What to produce |
Give back exactly the lines from the one with "Emit a web page" through the one with "attrs.marginTop + ')');", inclusive, without the images.

■ ■ ■

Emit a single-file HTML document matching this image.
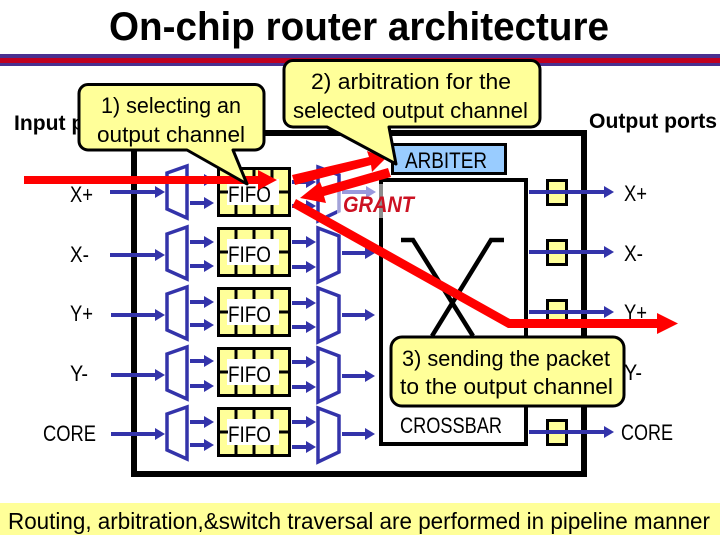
<!DOCTYPE html>
<html>
<head>
<meta charset="utf-8">
<style>
html,body{margin:0;padding:0;background:#fff;width:720px;height:540px;overflow:hidden}
svg{display:block}
text{font-family:"Liberation Sans",sans-serif;fill:#000}
</style>
</head>
<body>
<svg xmlns="http://www.w3.org/2000/svg" width="720" height="540" viewBox="0 0 720 540">
<defs>
<g id="fifo">
<rect x="218.500" y="1.500" width="71" height="47" fill="#ffff99" stroke="#000" stroke-width="3"/>
<rect x="227" y="12" width="52" height="26" fill="#fff"/>
<path d="M236 1V12M254 1V12M272 1V12M236 38V49M254 38V49M272 38V49M218 25H228M279 25H290" stroke="#000" stroke-width="3" fill="none"/>
<text x="228" y="35" font-size="22" textLength="43" lengthAdjust="spacingAndGlyphs">FIFO</text>
</g>
<polygon id="h" points="-10,-6 0,0 -10,6" fill="#3333aa"/>
<polygon id="demux" points="167,7 187,0 187,52 167,43" fill="#fff" stroke="#3333aa" stroke-width="3.500"/>
<polygon id="mux" points="318,1 339,9 339,45 318,55" fill="#fff" stroke="#3333aa" stroke-width="3.500"/>
</defs>

<rect width="720" height="540" fill="#fff"/>

<text x="109" y="40" font-size="40" font-weight="bold" textLength="500" lengthAdjust="spacingAndGlyphs">On-chip router architecture</text>
<rect x="0" y="54" width="720" height="12" fill="#4a3090"/>
<rect x="0" y="58" width="720" height="5" fill="#c00020"/>

<text x="14" y="130" font-size="21" font-weight="bold" textLength="110" lengthAdjust="spacingAndGlyphs">Input ports</text>
<text x="589" y="128" font-size="21" font-weight="bold" textLength="128" lengthAdjust="spacingAndGlyphs">Output ports</text>

<rect x="134" y="133" width="450" height="341" fill="#fff" stroke="#000" stroke-width="6"/>

<g font-size="22">
<text x="70" y="202" textLength="23" lengthAdjust="spacingAndGlyphs">X+</text>
<text x="70" y="262" textLength="19" lengthAdjust="spacingAndGlyphs">X-</text>
<text x="70" y="321" textLength="23" lengthAdjust="spacingAndGlyphs">Y+</text>
<text x="70" y="381" textLength="18" lengthAdjust="spacingAndGlyphs">Y-</text>
<text x="43" y="441" textLength="53" lengthAdjust="spacingAndGlyphs">CORE</text>
<text x="624" y="201" textLength="23" lengthAdjust="spacingAndGlyphs">X+</text>
<text x="624" y="261" textLength="19" lengthAdjust="spacingAndGlyphs">X-</text>
<text x="624" y="320" textLength="23" lengthAdjust="spacingAndGlyphs">Y+</text>
<text x="624" y="380" textLength="18" lengthAdjust="spacingAndGlyphs">Y-</text>
<text x="621" y="440" textLength="52" lengthAdjust="spacingAndGlyphs">CORE</text>
</g>

<rect x="381" y="180" width="145" height="264" fill="#fff" stroke="#000" stroke-width="4"/>
<path d="M401 240H413L473 336M504 240H491L432 336" fill="none" stroke="#000" stroke-width="4.500"/>
<text x="400" y="433" font-size="22" textLength="102" lengthAdjust="spacingAndGlyphs">CROSSBAR</text>

<rect x="392.500" y="144.500" width="113" height="29" fill="#99ccff" stroke="#000" stroke-width="3"/>
<text x="405" y="168" font-size="22" textLength="82" lengthAdjust="spacingAndGlyphs">ARBITER</text>

<!-- output buffers -->
<g fill="#ffff99" stroke="#000" stroke-width="3">
<rect x="547.500" y="180.500" width="19" height="24"/>
<rect x="547.500" y="240.500" width="19" height="24"/>
<rect x="547.500" y="300.500" width="19" height="24"/>
<rect x="547.500" y="360.500" width="19" height="24"/>
<rect x="547.500" y="420.500" width="19" height="24"/>
</g>

<use href="#demux" y="166"/>
<use href="#demux" y="227"/>
<use href="#demux" y="287"/>
<use href="#demux" y="347"/>
<use href="#demux" y="407"/>

<use href="#fifo" y="167"/>
<use href="#fifo" y="227"/>
<use href="#fifo" y="287"/>
<use href="#fifo" y="347"/>
<use href="#fifo" y="407"/>

<use href="#mux" y="166"/>
<use href="#mux" y="227"/>
<use href="#mux" y="287"/>
<use href="#mux" y="347"/>
<use href="#mux" y="407"/>

<!-- input and internal arrows -->
<path stroke="#3333aa" stroke-width="4" fill="none" d="M110 192H158M110 255H158M111 315H158M111 375H158M111 434H158
M190 180H206M190 203H206M190 242H206M190 266H206M190 302H206M190 325H206M190 361H206M190 386H206M190 422H206M190 445H206
M292 182H308M292 206H308M292 242H308M292 267H308M292 303H308M292 327H308M292 362H308M292 387H308M292 422H308M292 447H308
M342 253H367M342 315H367M342 376H367M342 434H367
M529 192H606M529 252H606M529 312H606M529 372H606M529 432H606"/>
<g>
<use href="#h" x="165" y="192"/><use href="#h" x="165" y="255"/><use href="#h" x="165" y="315"/><use href="#h" x="165" y="375"/><use href="#h" x="165" y="434"/>
<use href="#h" x="214" y="180"/><use href="#h" x="214" y="203"/><use href="#h" x="214" y="242"/><use href="#h" x="214" y="266"/><use href="#h" x="214" y="302"/><use href="#h" x="214" y="325"/><use href="#h" x="214" y="361"/><use href="#h" x="214" y="386"/><use href="#h" x="214" y="422"/><use href="#h" x="214" y="445"/>
<use href="#h" x="316" y="182"/><use href="#h" x="316" y="206"/><use href="#h" x="316" y="242"/><use href="#h" x="316" y="267"/><use href="#h" x="316" y="303"/><use href="#h" x="316" y="327"/><use href="#h" x="316" y="362"/><use href="#h" x="316" y="387"/><use href="#h" x="316" y="422"/><use href="#h" x="316" y="447"/>
<use href="#h" x="375" y="253"/><use href="#h" x="375" y="315"/><use href="#h" x="375" y="376"/><use href="#h" x="375" y="434"/>
<use href="#h" x="614" y="192"/><use href="#h" x="614" y="252"/><use href="#h" x="614" y="312"/><use href="#h" x="614" y="372"/><use href="#h" x="614" y="432"/>
</g>

<!-- faded grant overlay -->
<rect x="337" y="184" width="47" height="34" fill="#fff" opacity="0.55"/>
<path d="M342 192H367" stroke="#9999dd" stroke-width="4"/>
<polygon points="366,186 376,192 366,198" fill="#9999dd"/>

<text x="343" y="212" font-size="22" font-weight="bold" font-style="italic" style="fill:#cc1122" textLength="71" lengthAdjust="spacingAndGlyphs">GRANT</text>

<!-- red arrows -->
<g fill="#ff0000" stroke="none">
<polygon points="24,176 258,176 258,170 277,180 258,190 258,184 24,184"/>
<polygon points="292,175 369,157 367,151 386,158 372,172 371,165 295,185"/>
<polygon points="388,168 391,177 324,196 326,203 300,198 320,182 322,187"/>
<polygon points="296,199 510,319 657,319 657,313 678,323.500 657,334 657,328 508,328 292,207"/>
</g>

<!-- callout 1 -->
<path d="M88 84.500H255a9 9 0 0 1 9 9V141a9 9 0 0 1 -9 9H233L247 184L187 150H88a9 9 0 0 1 -9 -9V93.500a9 9 0 0 1 9 -9Z" fill="#ffff99" stroke="#000" stroke-width="3" stroke-linejoin="round"/>
<text x="101" y="113" font-size="22" textLength="140" lengthAdjust="spacingAndGlyphs">1) selecting an</text>
<text x="97" y="142" font-size="22" textLength="148" lengthAdjust="spacingAndGlyphs">output channel</text>

<!-- callout 2 -->
<path d="M293 60.500H531a9 9 0 0 1 9 9V118a9 9 0 0 1 -9 9H389L396 164L327 127H293a9 9 0 0 1 -9 -9V69.500a9 9 0 0 1 9 -9Z" fill="#ffff99" stroke="#000" stroke-width="3" stroke-linejoin="round"/>
<text x="311" y="89" font-size="22" textLength="200" lengthAdjust="spacingAndGlyphs">2) arbitration for the</text>
<text x="293" y="118" font-size="22" textLength="235" lengthAdjust="spacingAndGlyphs">selected output channel</text>

<!-- callout 3 -->
<rect x="391" y="337" width="233" height="69" rx="11" ry="11" fill="#ffff99" stroke="#000" stroke-width="3"/>
<text x="402" y="366" font-size="22" textLength="208" lengthAdjust="spacingAndGlyphs">3) sending the packet</text>
<text x="400" y="394" font-size="22" textLength="213" lengthAdjust="spacingAndGlyphs">to the output channel</text>

<!-- bottom banner -->
<rect x="0" y="503" width="720" height="32" fill="#ffff99"/>
<text x="8" y="529" font-size="23" textLength="702" lengthAdjust="spacingAndGlyphs">Routing, arbitration,&amp;switch traversal are performed in pipeline manner</text>
</svg>
</body>
</html>
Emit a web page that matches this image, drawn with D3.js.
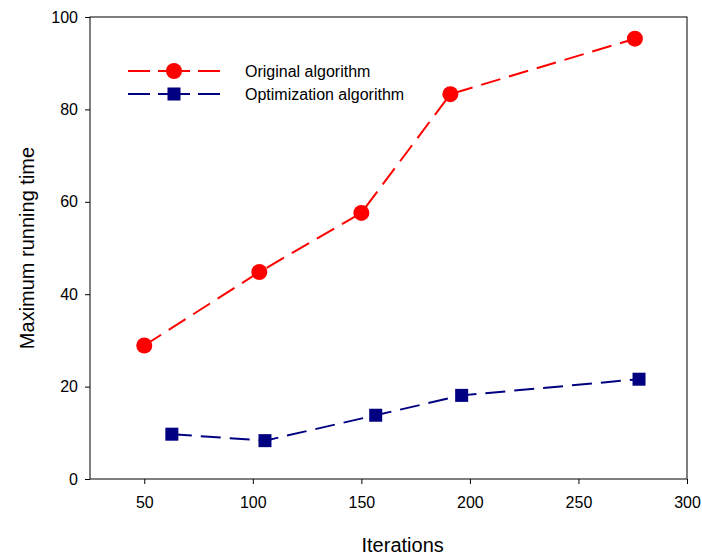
<!DOCTYPE html>
<html>
<head>
<meta charset="utf-8">
<script src="https://cdn.jsdelivr.net/npm/d3@7"></script>
<style>
  html, body { margin: 0; padding: 0; background: #fff; }
</style>
</head>
<body>
<div id="chart"></div>
<script>
// Data
var originalX = [50, 103, 150, 191, 276];
var originalY = [28.9, 44.8, 57.6, 83.3, 95.3];
var optimizedX = [62.7, 105.6, 156.6, 196.2, 277.9];
var optimizedY = [9.7, 8.3, 13.8, 18.1, 21.6];
var xTicks = [50, 100, 150, 200, 250, 300];
var yTicks = [0, 20, 40, 60, 80, 100];
var seriesNames = ['Original algorithm', 'Optimization algorithm'];

var attrs = {
  svgWidth: 702,
  svgHeight: 556,
  marginTop: 17,
  marginBottom: 77,
  marginRight: 15,
  marginLeft: 90,
  font: 'Arial, "Liberation Sans", sans-serif'
};

var calc = {};
calc.chartWidth = attrs.svgWidth - attrs.marginLeft - attrs.marginRight;
calc.chartHeight = attrs.svgHeight - attrs.marginTop - attrs.marginBottom;

var svg = d3.select('#chart').append('svg')
  .attr('width', attrs.svgWidth)
  .attr('height', attrs.svgHeight)
  .attr('font-family', attrs.font);

var chart = svg.append('g')
  .attr('transform', 'translate(' + attrs.marginLeft + ',' + attrs.marginTop + ')');

var x = d3.scaleLinear().domain([25, 300]).range([0, calc.chartWidth]);
var y = d3.scaleLinear().domain([0, 100]).range([calc.chartHeight, 0]);

// frame
chart.append('rect')
  .attr('width', calc.chartWidth)
  .attr('height', calc.chartHeight)
  .attr('fill', 'none')
  .attr('stroke', '#000')
  .attr('stroke-width', 1);

// axes
var xAxis = chart.append('g')
  .attr('transform', 'translate(0,' + calc.chartHeight + ')')
  .call(d3.axisBottom(x).tickValues(xTicks).tickSize(5).tickPadding(13));
var yAxis = chart.append('g')
  .call(d3.axisLeft(y).tickValues(yTicks).tickSize(5).tickPadding(7));

[xAxis, yAxis].forEach(function(a) {
  a.select('.domain').remove();
  a.selectAll('text').attr('font-size', 16).attr('font-family', attrs.font).attr('fill', '#000');
  a.selectAll('line').attr('stroke', '#000');
});

// axis titles
svg.append('text')
  .attr('x', attrs.marginLeft + x(175) - 13)
  .attr('y', 552)
  .attr('text-anchor', 'middle')
  .attr('font-size', 20)
  .text('Iterations');

svg.append('text')
  .attr('transform', 'translate(34,' + (attrs.marginTop + y(50)) + ') rotate(-90)')
  .attr('text-anchor', 'middle')
  .attr('font-size', 20)
  .text('Maximum running time');

var series = [
  { name: seriesNames[0], xs: originalX, ys: originalY, color: '#ff0000', shape: 'circle' },
  { name: seriesNames[1], xs: optimizedX, ys: optimizedY, color: '#000080', shape: 'square' }
];

var line = d3.line().x(function(d) { return x(d[0]); }).y(function(d) { return y(d[1]); });

function drawMarker(g, shape, color, cx, cy) {
  if (shape === 'circle') {
    g.append('circle').attr('cx', cx).attr('cy', cy).attr('r', 8).attr('fill', color);
  } else {
    g.append('rect').attr('x', cx - 6.5).attr('y', cy - 6.5).attr('width', 13).attr('height', 13).attr('fill', color);
  }
}

series.forEach(function(s) {
  var pts = s.xs.map(function(v, i) { return [v, s.ys[i]]; });
  chart.append('path')
    .datum(pts)
    .attr('d', line)
    .attr('fill', 'none')
    .attr('stroke', s.color)
    .attr('stroke-width', 2)
    .attr('stroke-dasharray', '20,9');
  var mg = chart.append('g');
  pts.forEach(function(p) { drawMarker(mg, s.shape, s.color, x(p[0]), y(p[1])); });
});

// legend
var legend = svg.append('g');
series.forEach(function(s, i) {
  var ly = 71 + i * 23;
  var lg = legend.append('g');
  lg.append('line').attr('x1', 128).attr('x2', 150).attr('y1', ly).attr('y2', ly)
    .attr('stroke', s.color).attr('stroke-width', 2);
  lg.append('line').attr('x1', 158).attr('x2', 190).attr('y1', ly).attr('y2', ly)
    .attr('stroke', s.color).attr('stroke-width', 2);
  lg.append('line').attr('x1', 198).attr('x2', 220).attr('y1', ly).attr('y2', ly)
    .attr('stroke', s.color).attr('stroke-width', 2);
  drawMarker(lg, s.shape, s.color, 174, ly);
  lg.append('text').attr('x', 245).attr('y', ly + 6).attr('font-size', 16).text(s.name);
});
</script>
</body>
</html>
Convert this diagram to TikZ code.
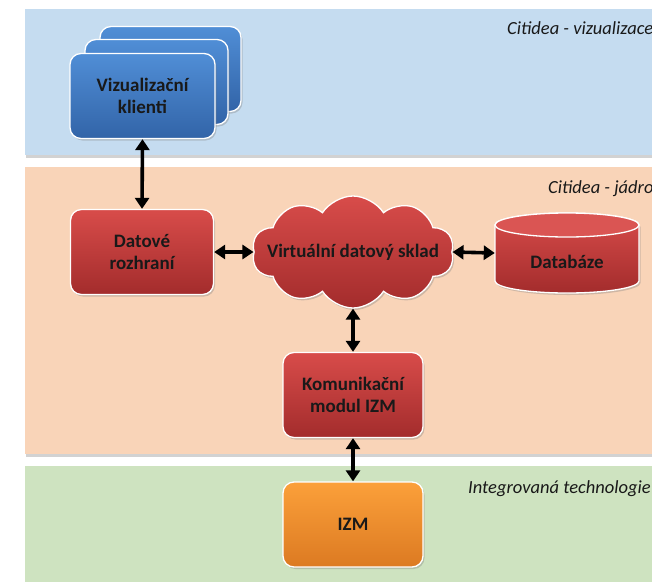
\documentclass[tikz,border=0pt]{standalone}
\usepackage{fontspec}
\setmainfont{Carlito}
\usetikzlibrary{shapes.symbols,arrows.meta,shadows}
\definecolor{bandblue}{RGB}{197,220,240}
\definecolor{bandorange}{RGB}{249,212,184}
\definecolor{bandgreen}{RGB}{206,227,192}
\definecolor{bluetop}{RGB}{80,142,214}
\definecolor{bluebot}{RGB}{50,100,168}
\definecolor{redtop}{RGB}{216,76,74}
\definecolor{redbot}{RGB}{163,44,44}
\definecolor{orgtop}{RGB}{251,160,58}
\definecolor{orgbot}{RGB}{220,122,34}
\definecolor{txt}{RGB}{25,25,25}
\begin{document}
\begin{tikzpicture}[x=1pt,y=-1pt,
  band/.style={draw=none, drop shadow={shadow xshift=0.5pt, shadow yshift=-2.5pt, opacity=0.35, fill=gray}},
  shad/.style={drop shadow={shadow xshift=1.5pt, shadow yshift=-2pt, opacity=0.35, fill=gray}},
  boxfont/.style={font=\bfseries\fontsize{19}{22.5}\selectfont, text=txt},
  box/.style={shad, boxfont, rounded corners=11pt, draw=white, line width=1.3pt,
    minimum width=143pt, minimum height=85pt, align=center},
  bluebox/.style={box, top color=bluetop, bottom color=bluebot},
  redbox/.style={box, top color=redtop, bottom color=redbot},
  orgbox/.style={box, top color=orgtop, bottom color=orgbot},
  link/.style={line width=3.6pt, {Triangle[width=14pt,length=11pt]}-{Triangle[width=14pt,length=11pt]}},
  lay/.style={font=\itshape\fontsize{18.5}{22}\selectfont, text=txt, anchor=base west, inner sep=0pt}
]
\useasboundingbox (0,0) rectangle (652,581);
\clip (0,0) rectangle (652,581);
\fill[white] (0,0) rectangle (652,581);

% bands
\path[band, fill=bandblue] (25,9) rectangle (670,155);
\path[band, fill=bandorange] (25,167) rectangle (670,454);
\path[band, fill=bandgreen] (25,466) rectangle (670,600);

\node[lay] (lv) at (507,34) {Citidea - vizualizace};
\node[lay] (lj) at (548,193) {Citidea - jádro};
\node[lay] (li) at (468,493) {Integrovaná technologie};

% visualisation clients (stack)
\node[bluebox, minimum width=141pt] (vb) at (170.5,69) {};
\node[bluebox] (vm) at (156.5,82) {};
\node[bluebox, minimum width=145pt] (vk) at (142.5,96) {Vizualizační\\klienti};

% core
\node[redbox] (dr) at (142,252) {Datové\\rozhraní};
\node[cloud, cloud puffs=10, cloud puff arc=115, aspect=1.7, shad,
      minimum width=202pt, minimum height=112pt, inner sep=0pt,
      draw=white, line width=1.3pt, top color=redtop, bottom color=redbot] (vds) at (353,252) {};
\node[boxfont, inner sep=0pt] (vdst) at (353,252) {Virtuální datový sklad};

% database cylinder
\node[minimum width=144pt, minimum height=80pt, inner sep=0pt] (db) at (567,253) {};
\path[shad, top color=redtop, bottom color=redbot, draw=white, line width=1.3pt]
  (495,225) -- (495,281) arc[start angle=180, end angle=360, x radius=72pt, y radius=12pt]
  -- (639,225) arc[start angle=0, end angle=180, x radius=72pt, y radius=12pt] -- cycle;
\draw[white, line width=1.3pt, fill=redtop!95!white] (567,225) ellipse[x radius=72pt, y radius=12pt];
\node[boxfont, anchor=base, inner sep=0pt] (dbt) at (567,268) {Databáze};

\node[redbox, minimum width=140pt] (km) at (353,395) {Komunikační\\modul IZM};

% integrated technology
\node[orgbox, minimum width=140pt] (izm) at (353,524.5) {IZM};

% connectors
\draw[link] (vk.south) -- (dr.north);
\draw[link] (dr.east) -- (vds.west);
\draw[link] (vds.east) -- (db.west);
\draw[link] (vds.south) -- (km.north);
\draw[link] (km.south) -- (izm.north);
\end{tikzpicture}
\end{document}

■ ■ ■

The reply |
Emit a web page that matches this image, drawn with D3.js.
<!DOCTYPE html>
<html>
<head>
<meta charset="utf-8">
<script src="https://cdn.jsdelivr.net/npm/d3@7"></script>
<style>
  html, body { margin: 0; padding: 0; background: #fff; }
</style>
</head>
<body>
<div id="chart"></div>
<script>
// Data
var originalX = [50, 103, 150, 191, 276];
var originalY = [28.9, 44.8, 57.6, 83.3, 95.3];
var optimizedX = [62.7, 105.6, 156.6, 196.2, 277.9];
var optimizedY = [9.7, 8.3, 13.8, 18.1, 21.6];
var xTicks = [50, 100, 150, 200, 250, 300];
var yTicks = [0, 20, 40, 60, 80, 100];
var seriesNames = ['Original algorithm', 'Optimization algorithm'];

var attrs = {
  svgWidth: 702,
  svgHeight: 556,
  marginTop: 17,
  marginBottom: 77,
  marginRight: 15,
  marginLeft: 90,
  font: 'Arial, "Liberation Sans", sans-serif'
};

var calc = {};
calc.chartWidth = attrs.svgWidth - attrs.marginLeft - attrs.marginRight;
calc.chartHeight = attrs.svgHeight - attrs.marginTop - attrs.marginBottom;

var svg = d3.select('#chart').append('svg')
  .attr('width', attrs.svgWidth)
  .attr('height', attrs.svgHeight)
  .attr('font-family', attrs.font);

var chart = svg.append('g')
  .attr('transform', 'translate(' + attrs.marginLeft + ',' + attrs.marginTop + ')');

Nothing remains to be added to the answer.